What's something that students and colleagues should know about you?

I care. I care about the lives and well-being of students. I care about the lives and well-being of my fellow colleagues. I care about the broader Norman/OKC community where my family has chosen to root our lives. My pedagogical posture is textured by care. My research and scholarly writing are textured by care. My presence on this campus will be textured by a deep respect, a deep care for every life I am privileged to encounter.

I want students and colleagues to know that I am a colleague and professor who is convinced that care is not the antithesis of rigor.

Can you talk about your research/teaching and any exciting upcoming projects you may be working on?

Of course! This fall I am thrilled to be teaching our 1113 Introduction to Religious Studies course. Religion, in many ways, serves as a metonym for some of our most profound terrors and desires. The things we hate; the things we love; the truths that can only be articulated via groanings too deep and sacred for words; this is what I am excited to unpack with students. We live in a world teeming with myriad challenges and crises. We also live in a world that is always producing the occasion to discover and live into otherwise realities and possibilities. While our troubles and challenges may be distinct, the fact that we live, move and strive to better ourselves beneath the pall of many troubles is, by no means, exceptional. If the academic study of religion teaches nothing else, it teaches that, for as long as people have preserved an account of their existence through art and language, we have attempted to account for the fact that our lives on this planet is braided by hope and trouble, faith and uncertainty, freedom and slavery, love and loss, life and death. Nearly every religious movement emerged within the wake of suffering, confusion, despondency and seemingly insurmountable societal differences. I look forward to unpacking these sacred, haunting accounts with students in order to think about how we might work upon the world as the world inevitably works upon us.

This is the sum of my research. How do we account for hauntings that cannot be suppressed? How do we? translate into language the horrors that rupture convenient narratives? How might we hold space with and for the witness of our dead who, though consigned to the grave, refuse to be silenced or quarantined? My research accounts for how people and communities, particularly Black folks living and creating within the region and shadow of many deaths, attempt to account for the haunted and surreal fact of our presence.

What advice do you have for college students today?

Take the time to find out who you are beyond your accomplishments and recognition. Using our accomplishments to define ourselves is the way all of us – myself included –  achieved the professional success we enjoy today. But this method of accounting for our presence solely through the language of professional achievement, while often necessary, is ultimately insufficient.
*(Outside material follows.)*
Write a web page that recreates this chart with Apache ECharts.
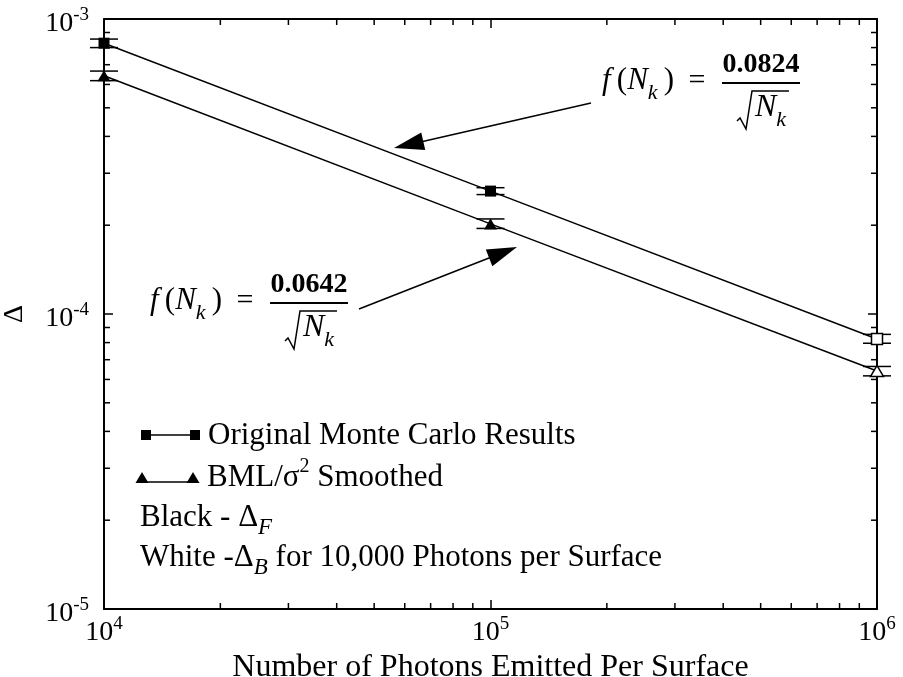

Who are you beyond your resumé and cover letter? We are all wondrously more than the sum of all our legible accomplishments. Honor yourself enough to begin the journey of learning who you are beyond the borders and boundaries assigned to you by so many others. Discovering who you are beyond your titles and achievements is a lifelong process that cannot be accomplished in four short years. I invite every student to begin to undertake a critical study themselves as early as possible.

I truly believe asking the hard, difficult questions about the why of your existence as early as possible will save you many troubles in the long run. Take care, be well, and I hope to see many of you soon!